Ahmadi has identified areas that seem to be among the biggest stumbling blocks facing the development of new OIHPs and the improvement of their long-term performance.
The plan is to use a small robot that can synthesize a large number of OIHP materials at once while using machine learning algorithms. This innovation will improve and increase the rate of discovery of new compositions as well as help optimize their properties.
Gating experiments—processes in which the ionic channels within substances are opened and closed, usually via electrical charge—will then be used to help researchers learn the specific roles ionic chemistry plays in material synthesis.
Similarly, gating experiments will be used to find the role of different ions in OIHPs, how the ions move in operation condition and react with other transport layers in optoelectronic devices, and how to control them. The feedback from this experiment will be used to determine the next combination of OIHPs to be synthesized, with a goal of more stable chemistry.
“We will use advanced microscopy and imaging to help us study and gain a better understanding of a number of different properties including ionic chemistry and electrochemistry involved in developing more stable OIHPs,” Ahmadi said. “Being able to automate the synthesis of materials, rapidly characterize them, and use the knowledge to predict behaviors will pay dividends down the road accelerate discovery as we design new materials.”

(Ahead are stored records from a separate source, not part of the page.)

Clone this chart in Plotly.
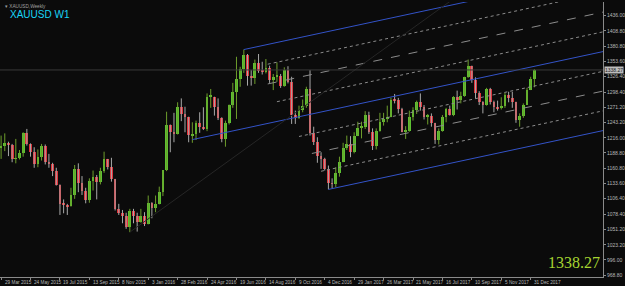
import plotly.graph_objects as go

# ---------------- data (weekly XAUUSD, bar 0 = week of 29 Mar 2015) ----------------
opens = [1199,1201,1207,1203,1178,1179,1189,1225,1205,1190,1168,1181,1201,1173,1168,1157,1131,1097,1095,1093,
         1113,1160,1134,1121,1104,1138,1146,1137,1156,1177,1163,1141,1088,1081,1076,1056,1085,1075,1065,1076,
         1061,1098,1090,1097,1118,1158,1239,1227,1222,1271,1259,1254,1221,1222,1243,1235,1232,1290,1290,1272,
         1252,1213,1243,1275,1298,1322,1340,1366,1327,1323,1351,1336,1335,1341,1321,1326,1328,1310,1338,1316,
         1257,1251,1266,1274,1304,1225,1208,1183,1177,1159,1134,1133,1152,1173,1197,1205,1190,1220,1234,1236,
         1257,1226,1202,1229,1244,1249,1254,1285,1284,1268,1227,1228,1254,1267,1280,1271,1254,1256,1242,1212,
         1228,1254,1268,1258,1289,1284,1291,1325,1346,1320,1297,1280,1275,1304,1280,1272,1269,1274,1294,1287,
         1280,1248,1255,1276,1303,1322]
highs = [1220,1224,1209,1205,1214,1194,1226,1232,1206,1199,1195,1205,1204,1187,1171,1162,1132,1105,1097,1126,
         1167,1170,1147,1126,1143,1157,1149,1162,1191,1178,1180,1142,1097,1086,1081,1088,1088,1081,1088,1082,
         1112,1100,1112,1128,1158,1263,1240,1261,1280,1287,1272,1254,1244,1247,1262,1271,1296,1304,1290,1287,
         1253,1247,1276,1315,1362,1344,1375,1367,1338,1357,1367,1353,1358,1346,1331,1352,1331,1343,1345,1326,
         1265,1274,1285,1308,1338,1236,1217,1190,1180,1166,1143,1163,1182,1207,1220,1219,1226,1245,1245,1264,
         1263,1233,1233,1261,1261,1274,1288,1295,1288,1270,1237,1265,1271,1283,1296,1275,1259,1260,1243,1233,
         1257,1270,1274,1291,1301,1299,1326,1357,1346,1325,1300,1282,1306,1306,1283,1283,1289,1297,1299,1299,
         1281,1260,1278,1306,1326,1340]
lows = [1178,1192,1183,1172,1170,1177,1182,1202,1182,1162,1163,1175,1168,1162,1147,1130,1077,1080,1077,1092,
        1106,1118,1113,1098,1099,1121,1105,1132,1153,1159,1137,1085,1077,1062,1052,1046,1062,1047,1063,1057,
        1060,1071,1082,1096,1111,1156,1190,1208,1222,1246,1226,1208,1207,1212,1225,1230,1228,1270,1256,1248,
        1208,1200,1240,1270,1250,1308,1333,1310,1310,1313,1333,1330,1332,1315,1302,1317,1306,1308,1314,1241,
        1241,1250,1262,1270,1220,1203,1171,1160,1157,1123,1125,1127,1146,1172,1194,1181,1188,1219,1215,1232,
        1223,1194,1195,1227,1238,1244,1253,1278,1260,1226,1214,1227,1247,1259,1265,1249,1240,1236,1205,1204,
        1227,1244,1256,1255,1267,1278,1290,1324,1315,1287,1275,1260,1274,1276,1262,1265,1267,1270,1280,1270,
        1243,1236,1252,1275,1302,1307]
closes = [1201,1207,1203,1178,1179,1189,1225,1205,1190,1168,1181,1201,1173,1168,1157,1131,1097,1095,1093,1113,
          1160,1134,1121,1104,1138,1146,1137,1156,1177,1163,1141,1088,1081,1076,1056,1085,1075,1065,1076,1061,
          1098,1090,1097,1118,1158,1239,1227,1222,1271,1259,1254,1221,1222,1243,1235,1232,1290,1290,1272,1252,
          1213,1243,1275,1298,1322,1340,1366,1327,1323,1351,1336,1335,1341,1321,1326,1328,1310,1338,1316,1257,
          1251,1266,1274,1304,1225,1208,1183,1177,1159,1134,1133,1152,1173,1197,1205,1190,1220,1234,1236,1257,
          1226,1202,1229,1244,1249,1254,1285,1284,1268,1227,1228,1254,1267,1280,1271,1254,1256,1242,1212,1228,
          1254,1268,1258,1289,1284,1291,1325,1346,1320,1297,1280,1275,1304,1280,1272,1269,1274,1294,1287,1280,
          1248,1255,1276,1303,1322,1338.27]

date_tick_idx = [0, 8, 16, 24, 32, 40, 48, 56, 64, 72, 80, 88, 96, 104, 112, 120, 128, 136, 144]
date_tick_text = ["29 Mar 2015", "24 May 2015", "19 Jul 2015", "13 Sep 2015", "8 Nov 2015", "3 Jan 2016",
                  "28 Feb 2016", "24 Apr 2016", "19 Jun 2016", "14 Aug 2016", "9 Oct 2016", "4 Dec 2016",
                  "29 Jan 2017", "26 Mar 2017", "21 May 2017", "16 Jul 2017", "10 Sep 2017", "5 Nov 2017",
                  "31 Dec 2017"]
price_tick_vals = [1436.00, 1408.80, 1380.80, 1353.60, 1326.40, 1298.40, 1271.20, 1243.20, 1216.00, 1188.80,
                   1160.80, 1133.60, 1106.40, 1078.40, 1051.20, 1023.20, 996.00, 968.80]

# channel (pitchfork-like) anchors: (bar index, price)
pivot_A = (35, 1046)     # Dec 2015 low
pivot_B = (66, 1375)     # Jul 2016 high
pivot_C = (89, 1123)     # Dec 2016 low
channel_slope = 1.42     # price per bar
mid_start = 52
upper_q_starts = {0.25: 72.5, 0.5: 72.5, 0.75: 75}
lower_q_starts = {0.25: 81, 0.5: 84.5, 0.75: 87}

# ---------------- figure ----------------
W, H = 625, 286
ML, MR, MT, MB = 0, 20, 2, 9
PW, PH = W - ML - MR, H - MT - MB
XR = [-0.3, 163.66]
YR = [965.2, 1460.7]

BG = "#0b0b0b"
UP_BODY, UP_WICK = "#5cc232", "#6e9e2c"
DN_BODY, DN_WICK = "#e0343c", "#a8a8a8"

fig = go.Figure()

n = len(closes)
xs = list(range(n))
up = [c >= o for o, c in zip(opens, closes)]

for is_up, body, wick in [(True, UP_BODY, UP_WICK), (False, DN_BODY, DN_WICK)]:
    wx, wy = [], []
    bx, bbase, bh = [], [], []
    for i in xs:
        if up[i] != is_up:
            continue
        wx += [i, i, None]
        wy += [lows[i], highs[i], None]
        bx.append(i)
        lo = min(opens[i], closes[i])
        bbase.append(lo)
        bh.append(max(abs(closes[i] - opens[i]), 1.5))
    fig.add_trace(go.Scatter(x=wx, y=wy, mode="lines", line=dict(color=wick, width=1), hoverinfo="skip"))
    fig.add_trace(go.Bar(x=bx, y=bh, base=bbase, width=0.75,
                         marker=dict(color=body, line=dict(width=0)),
                         hoverinfo="skip"))

XEND = 175
mid_anchor = ((pivot_B[0] + pivot_C[0]) / 2, (pivot_B[1] + pivot_C[1]) / 2)

def price_at(anchor, x):
    return anchor[1] + channel_slope * (x - anchor[0])

def chan_line(x0, p0, x1):
    return [x0, x1], [p0, p0 + channel_slope * (x1 - x0)]

BLUE = "#3353c8"
GRAY = "#8c8c8c"
for anc, x0 in [(pivot_B, pivot_B[0]), (mid_anchor, mid_start), (pivot_C, pivot_C[0])]:
    xx, yy = chan_line(x0, price_at(anc, x0), XEND)
    fig.add_trace(go.Scatter(x=xx, y=yy, mode="lines", line=dict(color=BLUE, width=1), hoverinfo="skip"))

for top, bot, starts in [(pivot_B, mid_anchor, upper_q_starts), (mid_anchor, pivot_C, lower_q_starts)]:
    for frac, x0 in starts.items():
        p0 = price_at(top, x0) + frac * (price_at(bot, x0) - price_at(top, x0))
        xx, yy = chan_line(x0, p0, XEND)
        dash = "dash" if frac == 0.5 else "dot"
        fig.add_trace(go.Scatter(x=xx, y=yy, mode="lines",
                                 line=dict(color=GRAY, width=1, dash=dash), hoverinfo="skip"))

# median line from A (faint)
med_slope = (mid_anchor[1] - pivot_A[1]) / (mid_anchor[0] - pivot_A[0])
fig.add_trace(go.Scatter(x=[pivot_A[0], 140], y=[pivot_A[1], pivot_A[1] + med_slope * (140 - pivot_A[0])],
                         mode="lines", line=dict(color="#262626", width=1), hoverinfo="skip"))

# bid line
last = closes[-1]
fig.add_trace(go.Scatter(x=[XR[0] - 5, XR[1] + 5], y=[last, last], mode="lines",
                         line=dict(color="#3a3a3a", width=1), hoverinfo="skip"))

def px_x(px):
    return (px - ML) / PW

def px_y(py):
    return (H - MB - py) / PH

ann = []
for idx, txt in zip(date_tick_idx, date_tick_text):
    ann.append(dict(x=idx + 0.4, y=0, xref="x", yref="paper", yshift=-0.5, text=txt, showarrow=False,
                    xanchor="left", yanchor="top", font=dict(size=4.7, color="#b8b8b8", family="Liberation Sans")))
ann.append(dict(x=px_x(3), y=px_y(1.5), xref="paper", yref="paper", text="▾ XAUUSD,Weekly", showarrow=False,
                xanchor="left", yanchor="top", font=dict(size=4.7, color="#a0a0a0", family="Liberation Sans")))
ann.append(dict(x=px_x(8), y=px_y(7), xref="paper", yref="paper", text="XAUUSD W1", showarrow=False,
                xanchor="left", yanchor="top", font=dict(size=10, color="#18d4f6", family="Liberation Sans")))
ann.append(dict(x=1.0, y=last, xref="paper", yref="y", xshift=1, text=f"{last:.2f}", showarrow=False,
                xanchor="left", yanchor="middle", bgcolor="#bdbdbd", borderpad=0,
                font=dict(size=5, color="#202020", family="Liberation Sans")))
ann.append(dict(x=px_x(604), y=px_y(262), xref="paper", yref="paper", text=f"{last:.2f}", showarrow=False,
                xanchor="right", yanchor="middle",
                font=dict(size=16, color="#a6d531", family="Liberation Serif")))

fig.update_layout(
    width=W, height=H, margin=dict(l=ML, r=MR, t=MT, b=MB, pad=0),
    paper_bgcolor=BG, plot_bgcolor=BG, showlegend=False, barmode="overlay", bargap=0,
    annotations=ann,
    xaxis=dict(range=XR, showgrid=False, zeroline=False, showline=True, linecolor="#8a8a8a", linewidth=1,
               ticks="outside", ticklen=2, tickcolor="#8a8a8a", tickvals=date_tick_idx, showticklabels=False,
               fixedrange=True),
    yaxis=dict(range=YR, side="right", showgrid=False, zeroline=False, showline=True, linecolor="#8a8a8a",
               linewidth=1, ticks="outside", ticklen=2, tickcolor="#8a8a8a",
               tickvals=price_tick_vals, ticktext=[f"{v:.2f}" for v in price_tick_vals],
               tickfont=dict(size=5, color="#b8b8b8", family="Liberation Sans"), fixedrange=True),
)

fig.write_html("out.html")
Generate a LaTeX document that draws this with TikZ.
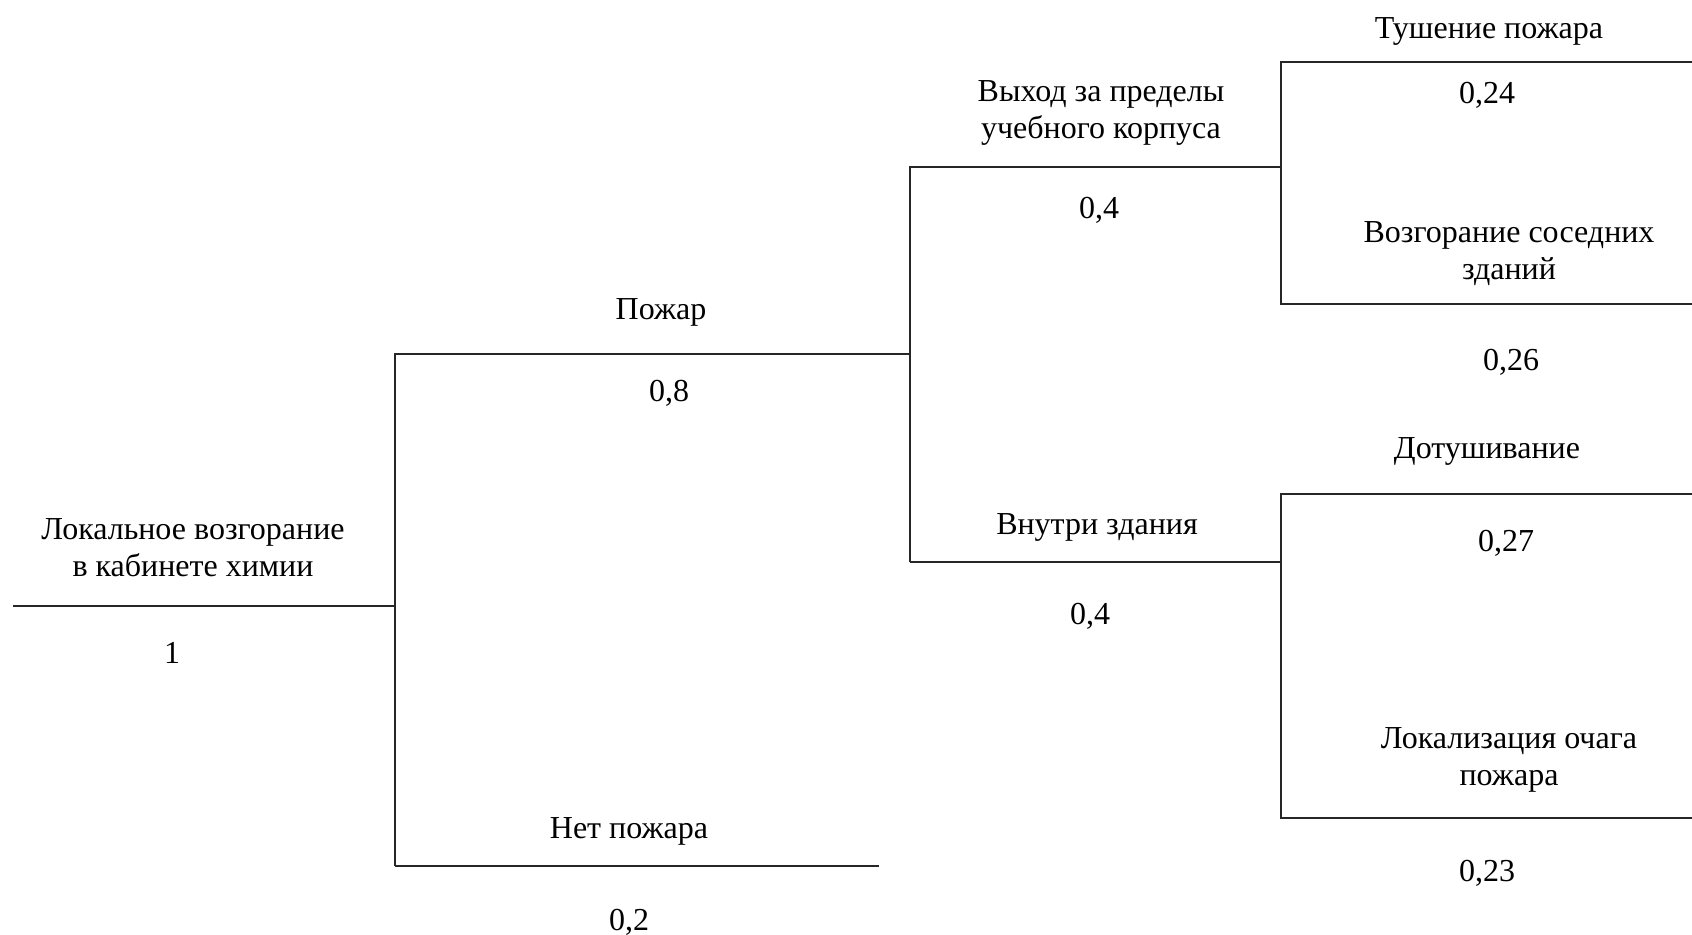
\documentclass[tikz,border=0pt]{standalone}
\usepackage{fontspec}
\setmainfont{Liberation Serif}

\begin{document}
\begin{tikzpicture}[x=0.5pt,y=-0.5pt,
  branch/.style={line width=0.75pt,draw=black!85},
  lbl/.style={inner sep=0pt,align=center,yshift=-1.5pt,font=\fontsize{16}{18.5}\selectfont}]
\useasboundingbox (0,0) rectangle (1692,934);
% junction points of the tree
\coordinate (root) at (13,606);
\coordinate (fork1) at (395,606);
\coordinate (fork1t) at (395,354);
\coordinate (fork1b) at (395,866);
\coordinate (fire) at (910,354);
\coordinate (nofire) at (879,866);
\coordinate (fork2t) at (910,167);
\coordinate (fork2b) at (910,562);
\coordinate (outside) at (1281,167);
\coordinate (inside) at (1281,562);
\coordinate (outt) at (1281,62);
\coordinate (outb) at (1281,304);
\coordinate (outtend) at (1692,62);
\coordinate (outbend) at (1692,304);
\coordinate (int) at (1281,494);
\coordinate (inb) at (1281,818);
\coordinate (intend) at (1692,494);
\coordinate (inbend) at (1692,818);
% branches
\draw[branch] (root) -- (fork1);
\draw[branch] (fork1b) -- (fork1t) -- (fire);
\draw[branch] (fork1b) -- (nofire);
\draw[branch] (fork2b) -- (fork2t) -- (outside);
\draw[branch] (fork2b) -- (inside);
\draw[branch] (outtend) -- (outt) -- (outb) -- (outbend);
\draw[branch] (intend) -- (int) -- (inb) -- (inbend);
% labels
\node[lbl] (rootlbl) at (193,545) {Локальное возгорание\\в кабинете химии};
\node[lbl] (rootp) at (172,650) {1};
\node[lbl] (firelbl) at (661,309) {Пожар};
\node[lbl] (firep) at (669,390) {0,8};
\node[lbl] (nofirelbl) at (629,828) {Нет пожара};
\node[lbl] (nofirep) at (629,919) {0,2};
\node[lbl] (outlbl) at (1101,110) {Выход за пределы\\учебного корпуса};
\node[lbl] (outp) at (1099,207) {0,4};
\node[lbl] (inlbl) at (1097,524) {Внутри здания};
\node[lbl] (inp) at (1090,613) {0,4};
\node[lbl] (extlbl) at (1489,28) {Тушение пожара};
\node[lbl] (extp) at (1487,92) {0,24};
\node[lbl] (spreadlbl) at (1509,251) {Возгорание соседних\\зданий};
\node[lbl] (spreadp) at (1511,359) {0,26};
\node[lbl] (finlbl) at (1487,448) {Дотушивание};
\node[lbl] (finp) at (1506,540) {0,27};
\node[lbl] (loclbl) at (1509,757) {Локализация очага\\пожара};
\node[lbl] (locp) at (1487,870) {0,23};
\end{tikzpicture}
\end{document}
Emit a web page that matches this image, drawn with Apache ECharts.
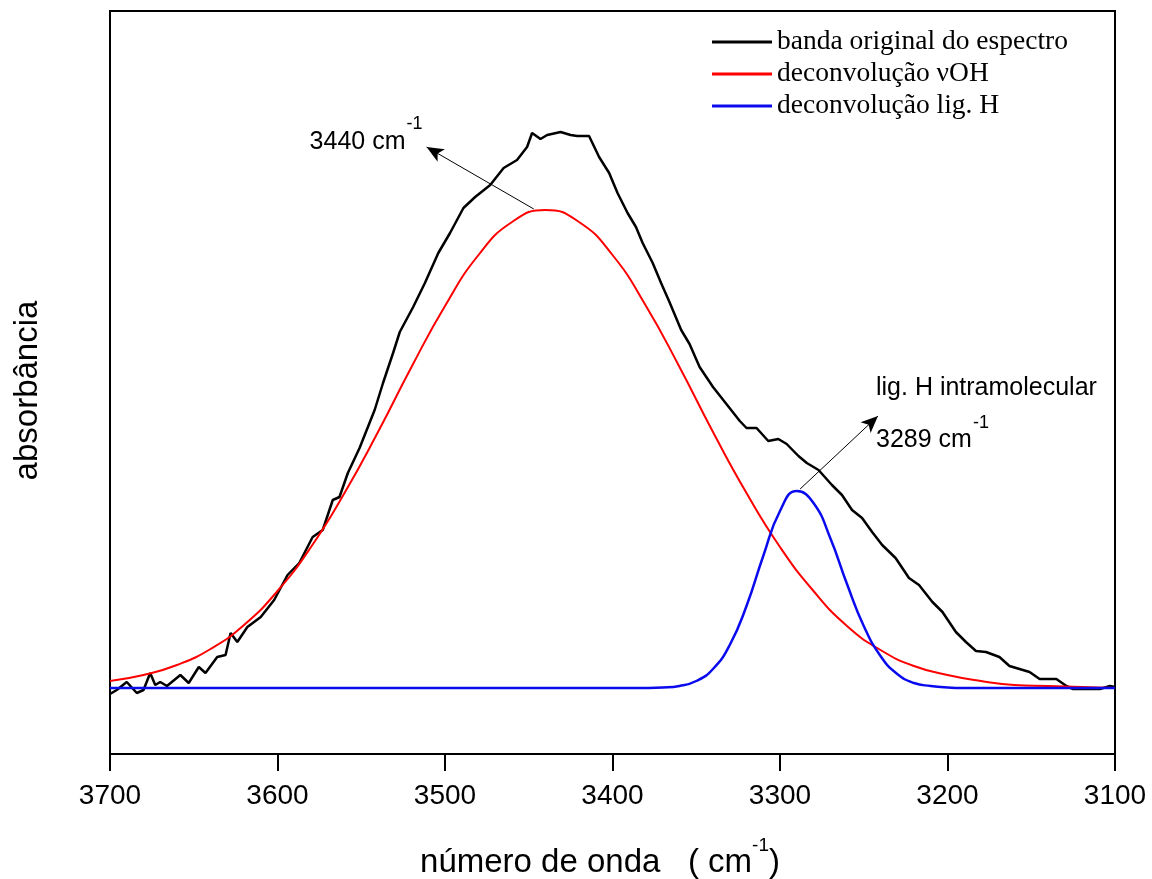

Ahmadi’s work has been recognized with a National Science Foundation (NSF) Early CAREER Award, which are given to early-career researchers who have shown great promise or ingenuity.
“Earning a CAREER award from the NSF is quite an honor, and it reflects well upon both my work and that of my research collaborators,” Ahmadi said. “I look forward to the advancements that will be made possible thanks to this award and the support that comes with it.”
Like all CAREER awards, Ahmadi’s includes a component aimed at undergraduate or pre-college education. Her goal is to increase participation levels in materials science amongst women and historically underrepresented populations and includes projects, outreach efforts, and career mentoring at both high school and college levels.